• DATASET EXCERPT:
+++++

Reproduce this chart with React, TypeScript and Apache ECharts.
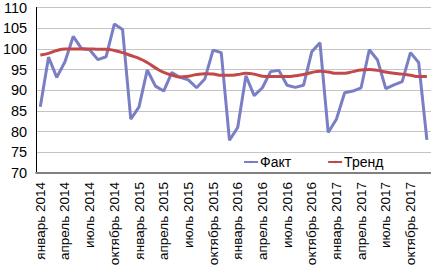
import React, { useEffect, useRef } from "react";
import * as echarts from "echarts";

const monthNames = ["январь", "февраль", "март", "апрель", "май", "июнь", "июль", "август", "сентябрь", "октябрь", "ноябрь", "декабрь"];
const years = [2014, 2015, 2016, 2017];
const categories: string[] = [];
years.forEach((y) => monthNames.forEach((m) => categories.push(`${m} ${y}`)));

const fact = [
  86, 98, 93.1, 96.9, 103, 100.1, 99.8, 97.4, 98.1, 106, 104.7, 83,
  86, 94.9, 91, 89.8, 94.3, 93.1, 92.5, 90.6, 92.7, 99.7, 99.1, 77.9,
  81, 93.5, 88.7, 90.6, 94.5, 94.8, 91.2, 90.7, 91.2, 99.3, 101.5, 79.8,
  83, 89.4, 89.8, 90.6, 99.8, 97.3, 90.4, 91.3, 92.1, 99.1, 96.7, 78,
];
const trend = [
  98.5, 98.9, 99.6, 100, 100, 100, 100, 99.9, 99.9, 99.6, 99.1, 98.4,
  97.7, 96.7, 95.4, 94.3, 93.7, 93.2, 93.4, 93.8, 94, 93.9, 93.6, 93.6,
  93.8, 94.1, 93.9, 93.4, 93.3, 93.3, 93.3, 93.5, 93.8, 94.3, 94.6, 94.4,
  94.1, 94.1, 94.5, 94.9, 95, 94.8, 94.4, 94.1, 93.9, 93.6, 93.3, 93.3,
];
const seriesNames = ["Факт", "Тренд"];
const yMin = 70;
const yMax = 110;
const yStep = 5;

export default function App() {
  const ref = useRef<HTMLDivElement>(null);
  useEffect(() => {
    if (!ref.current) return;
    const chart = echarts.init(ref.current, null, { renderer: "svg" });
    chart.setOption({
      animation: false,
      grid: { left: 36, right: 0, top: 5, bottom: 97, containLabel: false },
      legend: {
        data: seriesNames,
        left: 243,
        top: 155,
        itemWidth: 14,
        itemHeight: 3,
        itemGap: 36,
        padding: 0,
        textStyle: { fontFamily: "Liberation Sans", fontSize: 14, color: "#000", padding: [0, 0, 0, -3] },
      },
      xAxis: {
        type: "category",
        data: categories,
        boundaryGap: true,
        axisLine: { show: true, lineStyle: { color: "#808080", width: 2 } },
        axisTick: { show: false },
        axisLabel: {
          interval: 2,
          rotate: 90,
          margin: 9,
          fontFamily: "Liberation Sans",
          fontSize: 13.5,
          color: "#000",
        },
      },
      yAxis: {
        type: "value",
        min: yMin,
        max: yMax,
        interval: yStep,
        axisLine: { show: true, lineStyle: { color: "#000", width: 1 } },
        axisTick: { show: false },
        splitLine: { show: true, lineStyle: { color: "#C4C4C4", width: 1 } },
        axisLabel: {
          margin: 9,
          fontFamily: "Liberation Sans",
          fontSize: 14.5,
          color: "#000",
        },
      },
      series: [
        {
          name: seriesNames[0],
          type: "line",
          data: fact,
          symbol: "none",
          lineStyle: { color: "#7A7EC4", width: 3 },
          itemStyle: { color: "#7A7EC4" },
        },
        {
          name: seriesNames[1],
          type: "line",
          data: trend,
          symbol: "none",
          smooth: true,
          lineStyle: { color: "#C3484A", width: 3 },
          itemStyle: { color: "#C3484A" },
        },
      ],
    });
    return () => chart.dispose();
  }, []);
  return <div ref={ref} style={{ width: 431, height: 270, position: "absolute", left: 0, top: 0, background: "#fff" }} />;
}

+++++

Your copy of the data should match it exactly, except that pictures are left out.

Reproduce this chart with React, TypeScript and Apache ECharts.
import React, { useEffect, useRef } from "react";
import * as echarts from "echarts";

const monthNames = ["январь", "февраль", "март", "апрель", "май", "июнь", "июль", "август", "сентябрь", "октябрь", "ноябрь", "декабрь"];
const years = [2014, 2015, 2016, 2017];
const categories: string[] = [];
years.forEach((y) => monthNames.forEach((m) => categories.push(`${m} ${y}`)));

const fact = [
  86, 98, 93.1, 96.9, 103, 100.1, 99.8, 97.4, 98.1, 106, 104.7, 83,
  86, 94.9, 91, 89.8, 94.3, 93.1, 92.5, 90.6, 92.7, 99.7, 99.1, 77.9,
  81, 93.5, 88.7, 90.6, 94.5, 94.8, 91.2, 90.7, 91.2, 99.3, 101.5, 79.8,
  83, 89.4, 89.8, 90.6, 99.8, 97.3, 90.4, 91.3, 92.1, 99.1, 96.7, 78,
];
const trend = [
  98.5, 98.9, 99.6, 100, 100, 100, 100, 99.9, 99.9, 99.6, 99.1, 98.4,
  97.7, 96.7, 95.4, 94.3, 93.7, 93.2, 93.4, 93.8, 94, 93.9, 93.6, 93.6,
  93.8, 94.1, 93.9, 93.4, 93.3, 93.3, 93.3, 93.5, 93.8, 94.3, 94.6, 94.4,
  94.1, 94.1, 94.5, 94.9, 95, 94.8, 94.4, 94.1, 93.9, 93.6, 93.3, 93.3,
];
const seriesNames = ["Факт", "Тренд"];
const yMin = 70;
const yMax = 110;
const yStep = 5;

export default function App() {
  const ref = useRef<HTMLDivElement>(null);
  useEffect(() => {
    if (!ref.current) return;
    const chart = echarts.init(ref.current, null, { renderer: "svg" });
    chart.setOption({
      animation: false,
      grid: { left: 36, right: 0, top: 5, bottom: 97, containLabel: false },
      legend: {
        data: seriesNames,
        left: 243,
        top: 155,
        itemWidth: 14,
        itemHeight: 3,
        itemGap: 36,
        padding: 0,
        textStyle: { fontFamily: "Liberation Sans", fontSize: 14, color: "#000", padding: [0, 0, 0, -3] },
      },
      xAxis: {
        type: "category",
        data: categories,
        boundaryGap: true,
        axisLine: { show: true, lineStyle: { color: "#808080", width: 2 } },
        axisTick: { show: false },
        axisLabel: {
          interval: 2,
          rotate: 90,
          margin: 9,
          fontFamily: "Liberation Sans",
          fontSize: 13.5,
          color: "#000",
        },
      },
      yAxis: {
        type: "value",
        min: yMin,
        max: yMax,
        interval: yStep,
        axisLine: { show: true, lineStyle: { color: "#000", width: 1 } },
        axisTick: { show: false },
        splitLine: { show: true, lineStyle: { color: "#C4C4C4", width: 1 } },
        axisLabel: {
          margin: 9,
          fontFamily: "Liberation Sans",
          fontSize: 14.5,
          color: "#000",
        },
      },
      series: [
        {
          name: seriesNames[0],
          type: "line",
          data: fact,
          symbol: "none",
          lineStyle: { color: "#7A7EC4", width: 3 },
          itemStyle: { color: "#7A7EC4" },
        },
        {
          name: seriesNames[1],
          type: "line",
          data: trend,
          symbol: "none",
          smooth: true,
          lineStyle: { color: "#C3484A", width: 3 },
          itemStyle: { color: "#C3484A" },
        },
      ],
    });
    return () => chart.dispose();
  }, []);
  return <div ref={ref} style={{ width: 431, height: 270, position: "absolute", left: 0, top: 0, background: "#fff" }} />;
}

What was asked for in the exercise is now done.